There are other strange beasts in the sea, says Ley, that zoologists do not recognize. For example, there is a turtle-like creature, much bigger than known sea turtles, called a niuhi in Easter Island and a moha-moha in Queensland. It may range all over. Last winter, says Ley, a large unknown animal tried to climb a sea wall in Florida, leaving great moha-moha like tracks in the sand.

Modern Dinosaur? Are any dinosaurs still around? Ley tells of the Ishtar Gate in the ruins of Nebuchadnezzar’s Babylon, which is decorated with portraits of the sirrush, a scaly, tall-walking reptile with clawed hind feet like a bird. The drawing is singularly detailed, and like nothing known to modern man until he dug up fossil dinosaurs. Ley thinks that the ancients may have seen something like, a living dinosaur. Perhaps modern man may still see one. Ley cites many descriptions of a dinosaur-like creature that may be roaming the Central African swamps.

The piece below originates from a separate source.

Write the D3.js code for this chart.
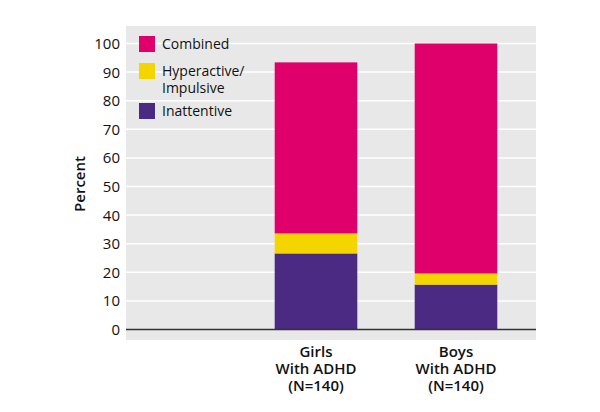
<!DOCTYPE html>
<html>
<head>
<meta charset="utf-8">
<script src="https://cdn.jsdelivr.net/npm/d3@7"></script>
<style>
  body { margin: 0; background: #fff; }
  text { font-family: "Open Sans", "Lato", sans-serif; fill: #111; }
</style>
</head>
<body>
<div id="chart"></div>
<script>
// data
var groups = ["Girls", "Boys"];
var groupLabels = [["Girls", "With ADHD", "(N=140)"], ["Boys", "With ADHD", "(N=140)"]];
var subtypes = ["Inattentive", "Hyperactive/Impulsive", "Combined"];
var inattentive = [26.6, 15.7];
var hyperactive = [7.0, 3.9];
var combined = [59.8, 80.4];
var yTicks = [0, 10, 20, 30, 40, 50, 60, 70, 80, 90, 100];
var legendItems = [["Combined"], ["Hyperactive/", "Impulsive"], ["Inattentive"]];
var colors = {"Inattentive": "#4a2a82", "Hyperactive/Impulsive": "#f5d500", "Combined": "#e0006c"};

var width = 600, height = 412;

var svg = d3.select('#chart')
    .append('svg')
    .attr('width', width)
    .attr('height', height);

// gray panel
svg.append('rect')
    .attr('x', 126)
    .attr('y', 26)
    .attr('width', 410)
    .attr('height', 314)
    .style('fill', '#e8e8e8');

var y = d3.scaleLinear().domain([0, 100]).range([329.5, 43.5]);
var x = d3.scaleBand().domain(groups).range([246, 526]).paddingInner(0.41).paddingOuter(0.205);

// gridlines
svg.selectAll('.grid')
    .data(yTicks.filter(function(d){ return d > 0; }))
    .enter()
    .append('line')
    .attr('x1', 126)
    .attr('x2', 536)
    .attr('y1', function(d){ return y(d); })
    .attr('y2', function(d){ return y(d); })
    .style('stroke', '#fff')
    .style('stroke-width', '1.5px');

// tick labels
svg.selectAll('.ytick')
    .data(yTicks)
    .enter()
    .append('text')
    .attr('x', 120)
    .attr('y', function(d){ return y(d); })
    .attr('dy', '0.36em')
    .attr('text-anchor', 'end')
    .style('font-size', '15px')
    .text(function(d){ return d; });

// stacked bars
var table = groups.map(function(g, i){
    return {group: g, "Inattentive": inattentive[i], "Hyperactive/Impulsive": hyperactive[i], "Combined": combined[i]};
});
var stacked = d3.stack().keys(subtypes)(table);

svg.selectAll('.layer')
    .data(stacked)
    .enter()
    .append('g')
    .style('fill', function(d){ return colors[d.key]; })
    .selectAll('rect')
    .data(function(d){ return d; })
    .enter()
    .append('rect')
    .attr('x', function(d){ return x(d.data.group); })
    .attr('width', x.bandwidth())
    .attr('y', function(d){ return y(d[1]); })
    .attr('height', function(d){ return y(d[0]) - y(d[1]); });

// axis line at zero
svg.append('line')
    .attr('x1', 126)
    .attr('x2', 536)
    .attr('y1', y(0))
    .attr('y2', y(0))
    .style('stroke', '#333')
    .style('stroke-width', '1.5px');

// x labels
groups.forEach(function(g, i){
    var t = svg.append('text')
        .attr('x', x(g) + x.bandwidth() / 2)
        .attr('y', 357)
        .attr('text-anchor', 'middle')
        .style('font-size', '15px')
        .style('font-weight', '600');
    groupLabels[i].forEach(function(line, j){
        t.append('tspan')
            .attr('x', x(g) + x.bandwidth() / 2)
            .attr('dy', j === 0 ? 0 : 17)
            .text(line);
    });
});

// y axis title
svg.append('text')
    .attr('transform', 'translate(85,184) rotate(-90)')
    .attr('text-anchor', 'middle')
    .style('font-size', '15px')
    .style('font-weight', '600')
    .text('Percent');

// legend
var legendKeys = ["Combined", "Hyperactive/Impulsive", "Inattentive"];
var legendY = [36, 63, 103];
legendKeys.forEach(function(k, i){
    svg.append('rect')
        .attr('x', 139)
        .attr('y', legendY[i])
        .attr('width', 16)
        .attr('height', 16)
        .style('fill', colors[k]);
    var t = svg.append('text')
        .attr('x', 162)
        .attr('y', legendY[i] + 13)
        .style('font-size', '14px');
    legendItems[i].forEach(function(line, j){
        t.append('tspan')
            .attr('x', 162)
            .attr('dy', j === 0 ? 0 : 17)
            .text(line);
    });
});
</script>
</body>
</html>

There may be anthropoid apes in Venezuela, Ley says optimistically, and little furry men in Africa. Ley admits that the dodo, most extinct of birds, is gone for good—and so is the great auk.

But more living fossils, he says, may turn up any day. Not ten years ago, South African fishermen caught a latimeria, a large primitive fish that was supposed to be extinct 60 million years ago. Who knows what fossils may yet come to life—what myths turn to fact? Meanwhile, zoology is richer for Willy Ley’s researches.

*German-born Willy Ley is better known as a writer on rockets and interplanetary travel. His present book is an expansion of an earlier work, The Lungfish and the Unicorn, which became a war casualty when published in 1941.